>> start
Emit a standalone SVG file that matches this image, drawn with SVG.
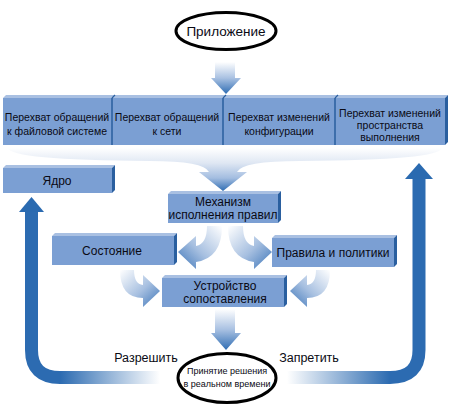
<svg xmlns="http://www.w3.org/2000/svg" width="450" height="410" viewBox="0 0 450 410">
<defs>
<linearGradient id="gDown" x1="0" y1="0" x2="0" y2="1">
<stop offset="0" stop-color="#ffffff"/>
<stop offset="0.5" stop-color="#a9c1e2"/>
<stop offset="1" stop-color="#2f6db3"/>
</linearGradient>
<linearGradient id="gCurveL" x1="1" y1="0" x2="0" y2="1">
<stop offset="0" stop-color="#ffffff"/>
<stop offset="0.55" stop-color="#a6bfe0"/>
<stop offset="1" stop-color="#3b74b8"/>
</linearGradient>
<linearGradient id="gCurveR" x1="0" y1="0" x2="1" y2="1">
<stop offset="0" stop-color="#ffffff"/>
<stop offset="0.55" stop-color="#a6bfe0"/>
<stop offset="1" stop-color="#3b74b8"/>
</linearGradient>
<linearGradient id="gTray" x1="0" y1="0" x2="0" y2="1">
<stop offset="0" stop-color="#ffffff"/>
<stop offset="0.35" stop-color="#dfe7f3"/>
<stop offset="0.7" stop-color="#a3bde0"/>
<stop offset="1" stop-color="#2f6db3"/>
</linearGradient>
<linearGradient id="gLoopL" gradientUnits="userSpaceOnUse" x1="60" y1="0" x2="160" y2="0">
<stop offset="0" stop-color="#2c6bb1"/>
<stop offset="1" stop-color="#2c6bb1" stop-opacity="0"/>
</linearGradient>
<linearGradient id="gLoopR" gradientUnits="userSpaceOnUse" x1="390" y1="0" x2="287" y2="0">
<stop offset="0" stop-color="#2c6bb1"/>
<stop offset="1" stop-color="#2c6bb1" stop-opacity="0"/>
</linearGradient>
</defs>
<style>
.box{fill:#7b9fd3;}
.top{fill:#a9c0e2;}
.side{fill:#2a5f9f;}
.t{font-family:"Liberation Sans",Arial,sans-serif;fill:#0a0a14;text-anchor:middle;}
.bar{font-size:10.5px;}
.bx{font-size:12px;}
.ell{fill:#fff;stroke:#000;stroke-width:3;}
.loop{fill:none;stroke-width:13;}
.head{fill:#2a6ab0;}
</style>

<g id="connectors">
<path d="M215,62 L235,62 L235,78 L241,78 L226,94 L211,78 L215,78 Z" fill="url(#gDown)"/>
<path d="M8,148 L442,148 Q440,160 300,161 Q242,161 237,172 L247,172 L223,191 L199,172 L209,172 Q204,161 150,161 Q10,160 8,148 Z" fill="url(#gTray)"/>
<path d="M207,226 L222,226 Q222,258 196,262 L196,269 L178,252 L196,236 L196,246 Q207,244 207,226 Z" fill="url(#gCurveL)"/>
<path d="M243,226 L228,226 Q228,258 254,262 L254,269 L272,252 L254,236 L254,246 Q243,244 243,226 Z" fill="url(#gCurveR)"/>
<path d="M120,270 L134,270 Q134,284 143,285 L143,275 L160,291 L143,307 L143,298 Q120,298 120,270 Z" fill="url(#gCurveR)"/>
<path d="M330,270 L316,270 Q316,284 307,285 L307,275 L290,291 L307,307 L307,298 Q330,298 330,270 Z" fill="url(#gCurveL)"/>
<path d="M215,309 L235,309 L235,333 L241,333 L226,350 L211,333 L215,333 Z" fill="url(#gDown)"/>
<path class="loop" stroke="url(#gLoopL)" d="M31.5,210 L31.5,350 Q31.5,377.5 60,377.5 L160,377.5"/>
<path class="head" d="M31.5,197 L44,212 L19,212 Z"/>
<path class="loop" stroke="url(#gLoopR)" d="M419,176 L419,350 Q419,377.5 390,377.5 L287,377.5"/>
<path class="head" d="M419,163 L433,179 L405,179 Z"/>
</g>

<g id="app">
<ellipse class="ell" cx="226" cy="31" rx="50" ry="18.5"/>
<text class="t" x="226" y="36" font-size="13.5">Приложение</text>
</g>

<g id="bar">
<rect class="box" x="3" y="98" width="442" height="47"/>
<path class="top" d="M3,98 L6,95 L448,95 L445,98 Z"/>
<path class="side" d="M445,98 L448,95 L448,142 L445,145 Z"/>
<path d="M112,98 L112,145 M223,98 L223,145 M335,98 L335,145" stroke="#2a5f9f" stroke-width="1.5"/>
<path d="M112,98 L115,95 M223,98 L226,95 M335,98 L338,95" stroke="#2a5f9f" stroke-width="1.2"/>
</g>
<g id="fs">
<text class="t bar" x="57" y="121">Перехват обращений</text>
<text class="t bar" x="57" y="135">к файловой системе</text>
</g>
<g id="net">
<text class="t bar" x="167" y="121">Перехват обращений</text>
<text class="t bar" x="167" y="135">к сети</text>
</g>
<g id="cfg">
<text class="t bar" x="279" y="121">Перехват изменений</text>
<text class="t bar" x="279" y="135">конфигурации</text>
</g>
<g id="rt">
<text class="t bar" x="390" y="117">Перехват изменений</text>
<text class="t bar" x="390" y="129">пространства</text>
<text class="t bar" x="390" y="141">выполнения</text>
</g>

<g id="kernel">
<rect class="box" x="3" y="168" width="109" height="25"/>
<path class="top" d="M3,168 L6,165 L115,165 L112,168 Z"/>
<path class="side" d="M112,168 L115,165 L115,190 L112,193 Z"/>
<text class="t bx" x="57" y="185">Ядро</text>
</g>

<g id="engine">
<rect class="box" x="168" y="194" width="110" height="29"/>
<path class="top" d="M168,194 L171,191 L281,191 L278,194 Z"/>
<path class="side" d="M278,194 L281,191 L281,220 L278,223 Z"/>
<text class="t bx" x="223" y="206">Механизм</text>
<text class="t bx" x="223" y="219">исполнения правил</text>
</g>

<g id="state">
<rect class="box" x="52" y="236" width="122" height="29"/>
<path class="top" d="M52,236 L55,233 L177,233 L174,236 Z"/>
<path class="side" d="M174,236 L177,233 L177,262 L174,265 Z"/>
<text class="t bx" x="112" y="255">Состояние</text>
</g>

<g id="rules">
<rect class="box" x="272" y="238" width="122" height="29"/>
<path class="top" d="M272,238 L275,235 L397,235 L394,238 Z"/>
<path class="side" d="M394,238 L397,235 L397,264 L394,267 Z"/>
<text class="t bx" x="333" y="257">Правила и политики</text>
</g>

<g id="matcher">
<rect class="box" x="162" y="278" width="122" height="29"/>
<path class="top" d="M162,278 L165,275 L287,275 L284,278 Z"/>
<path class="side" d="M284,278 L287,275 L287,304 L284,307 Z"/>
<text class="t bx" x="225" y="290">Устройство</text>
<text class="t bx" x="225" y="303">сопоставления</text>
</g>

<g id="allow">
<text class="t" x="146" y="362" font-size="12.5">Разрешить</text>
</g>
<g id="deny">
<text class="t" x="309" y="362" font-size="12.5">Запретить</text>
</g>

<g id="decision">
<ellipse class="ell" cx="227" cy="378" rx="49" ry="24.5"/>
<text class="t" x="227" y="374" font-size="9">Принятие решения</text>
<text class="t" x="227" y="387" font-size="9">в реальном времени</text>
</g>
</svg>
>> end
» **What to produce**
Copy out all of the material exactly as written, without its pictures.

» **Written solution**
Emit a standalone SVG file that matches this image, drawn with SVG.
<svg xmlns="http://www.w3.org/2000/svg" width="450" height="410" viewBox="0 0 450 410">
<defs>
<linearGradient id="gDown" x1="0" y1="0" x2="0" y2="1">
<stop offset="0" stop-color="#ffffff"/>
<stop offset="0.5" stop-color="#a9c1e2"/>
<stop offset="1" stop-color="#2f6db3"/>
</linearGradient>
<linearGradient id="gCurveL" x1="1" y1="0" x2="0" y2="1">
<stop offset="0" stop-color="#ffffff"/>
<stop offset="0.55" stop-color="#a6bfe0"/>
<stop offset="1" stop-color="#3b74b8"/>
</linearGradient>
<linearGradient id="gCurveR" x1="0" y1="0" x2="1" y2="1">
<stop offset="0" stop-color="#ffffff"/>
<stop offset="0.55" stop-color="#a6bfe0"/>
<stop offset="1" stop-color="#3b74b8"/>
</linearGradient>
<linearGradient id="gTray" x1="0" y1="0" x2="0" y2="1">
<stop offset="0" stop-color="#ffffff"/>
<stop offset="0.35" stop-color="#dfe7f3"/>
<stop offset="0.7" stop-color="#a3bde0"/>
<stop offset="1" stop-color="#2f6db3"/>
</linearGradient>
<linearGradient id="gLoopL" gradientUnits="userSpaceOnUse" x1="60" y1="0" x2="160" y2="0">
<stop offset="0" stop-color="#2c6bb1"/>
<stop offset="1" stop-color="#2c6bb1" stop-opacity="0"/>
</linearGradient>
<linearGradient id="gLoopR" gradientUnits="userSpaceOnUse" x1="390" y1="0" x2="287" y2="0">
<stop offset="0" stop-color="#2c6bb1"/>
<stop offset="1" stop-color="#2c6bb1" stop-opacity="0"/>
</linearGradient>
</defs>
<style>
.box{fill:#7b9fd3;}
.top{fill:#a9c0e2;}
.side{fill:#2a5f9f;}
.t{font-family:"Liberation Sans",Arial,sans-serif;fill:#0a0a14;text-anchor:middle;}
.bar{font-size:10.5px;}
.bx{font-size:12px;}
.ell{fill:#fff;stroke:#000;stroke-width:3;}
.loop{fill:none;stroke-width:13;}
.head{fill:#2a6ab0;}
</style>

<g id="connectors">
<path d="M215,62 L235,62 L235,78 L241,78 L226,94 L211,78 L215,78 Z" fill="url(#gDown)"/>
<path d="M8,148 L442,148 Q440,160 300,161 Q242,161 237,172 L247,172 L223,191 L199,172 L209,172 Q204,161 150,161 Q10,160 8,148 Z" fill="url(#gTray)"/>
<path d="M207,226 L222,226 Q222,258 196,262 L196,269 L178,252 L196,236 L196,246 Q207,244 207,226 Z" fill="url(#gCurveL)"/>
<path d="M243,226 L228,226 Q228,258 254,262 L254,269 L272,252 L254,236 L254,246 Q243,244 243,226 Z" fill="url(#gCurveR)"/>
<path d="M120,270 L134,270 Q134,284 143,285 L143,275 L160,291 L143,307 L143,298 Q120,298 120,270 Z" fill="url(#gCurveR)"/>
<path d="M330,270 L316,270 Q316,284 307,285 L307,275 L290,291 L307,307 L307,298 Q330,298 330,270 Z" fill="url(#gCurveL)"/>
<path d="M215,309 L235,309 L235,333 L241,333 L226,350 L211,333 L215,333 Z" fill="url(#gDown)"/>
<path class="loop" stroke="url(#gLoopL)" d="M31.5,210 L31.5,350 Q31.5,377.5 60,377.5 L160,377.5"/>
<path class="head" d="M31.5,197 L44,212 L19,212 Z"/>
<path class="loop" stroke="url(#gLoopR)" d="M419,176 L419,350 Q419,377.5 390,377.5 L287,377.5"/>
<path class="head" d="M419,163 L433,179 L405,179 Z"/>
</g>

<g id="app">
<ellipse class="ell" cx="226" cy="31" rx="50" ry="18.5"/>
<text class="t" x="226" y="36" font-size="13.5">Приложение</text>
</g>

<g id="bar">
<rect class="box" x="3" y="98" width="442" height="47"/>
<path class="top" d="M3,98 L6,95 L448,95 L445,98 Z"/>
<path class="side" d="M445,98 L448,95 L448,142 L445,145 Z"/>
<path d="M112,98 L112,145 M223,98 L223,145 M335,98 L335,145" stroke="#2a5f9f" stroke-width="1.5"/>
<path d="M112,98 L115,95 M223,98 L226,95 M335,98 L338,95" stroke="#2a5f9f" stroke-width="1.2"/>
</g>
<g id="fs">
<text class="t bar" x="57" y="121">Перехват обращений</text>
<text class="t bar" x="57" y="135">к файловой системе</text>
</g>
<g id="net">
<text class="t bar" x="167" y="121">Перехват обращений</text>
<text class="t bar" x="167" y="135">к сети</text>
</g>
<g id="cfg">
<text class="t bar" x="279" y="121">Перехват изменений</text>
<text class="t bar" x="279" y="135">конфигурации</text>
</g>
<g id="rt">
<text class="t bar" x="390" y="117">Перехват изменений</text>
<text class="t bar" x="390" y="129">пространства</text>
<text class="t bar" x="390" y="141">выполнения</text>
</g>

<g id="kernel">
<rect class="box" x="3" y="168" width="109" height="25"/>
<path class="top" d="M3,168 L6,165 L115,165 L112,168 Z"/>
<path class="side" d="M112,168 L115,165 L115,190 L112,193 Z"/>
<text class="t bx" x="57" y="185">Ядро</text>
</g>

<g id="engine">
<rect class="box" x="168" y="194" width="110" height="29"/>
<path class="top" d="M168,194 L171,191 L281,191 L278,194 Z"/>
<path class="side" d="M278,194 L281,191 L281,220 L278,223 Z"/>
<text class="t bx" x="223" y="206">Механизм</text>
<text class="t bx" x="223" y="219">исполнения правил</text>
</g>

<g id="state">
<rect class="box" x="52" y="236" width="122" height="29"/>
<path class="top" d="M52,236 L55,233 L177,233 L174,236 Z"/>
<path class="side" d="M174,236 L177,233 L177,262 L174,265 Z"/>
<text class="t bx" x="112" y="255">Состояние</text>
</g>

<g id="rules">
<rect class="box" x="272" y="238" width="122" height="29"/>
<path class="top" d="M272,238 L275,235 L397,235 L394,238 Z"/>
<path class="side" d="M394,238 L397,235 L397,264 L394,267 Z"/>
<text class="t bx" x="333" y="257">Правила и политики</text>
</g>

<g id="matcher">
<rect class="box" x="162" y="278" width="122" height="29"/>
<path class="top" d="M162,278 L165,275 L287,275 L284,278 Z"/>
<path class="side" d="M284,278 L287,275 L287,304 L284,307 Z"/>
<text class="t bx" x="225" y="290">Устройство</text>
<text class="t bx" x="225" y="303">сопоставления</text>
</g>

<g id="allow">
<text class="t" x="146" y="362" font-size="12.5">Разрешить</text>
</g>
<g id="deny">
<text class="t" x="309" y="362" font-size="12.5">Запретить</text>
</g>

<g id="decision">
<ellipse class="ell" cx="227" cy="378" rx="49" ry="24.5"/>
<text class="t" x="227" y="374" font-size="9">Принятие решения</text>
<text class="t" x="227" y="387" font-size="9">в реальном времени</text>
</g>
</svg>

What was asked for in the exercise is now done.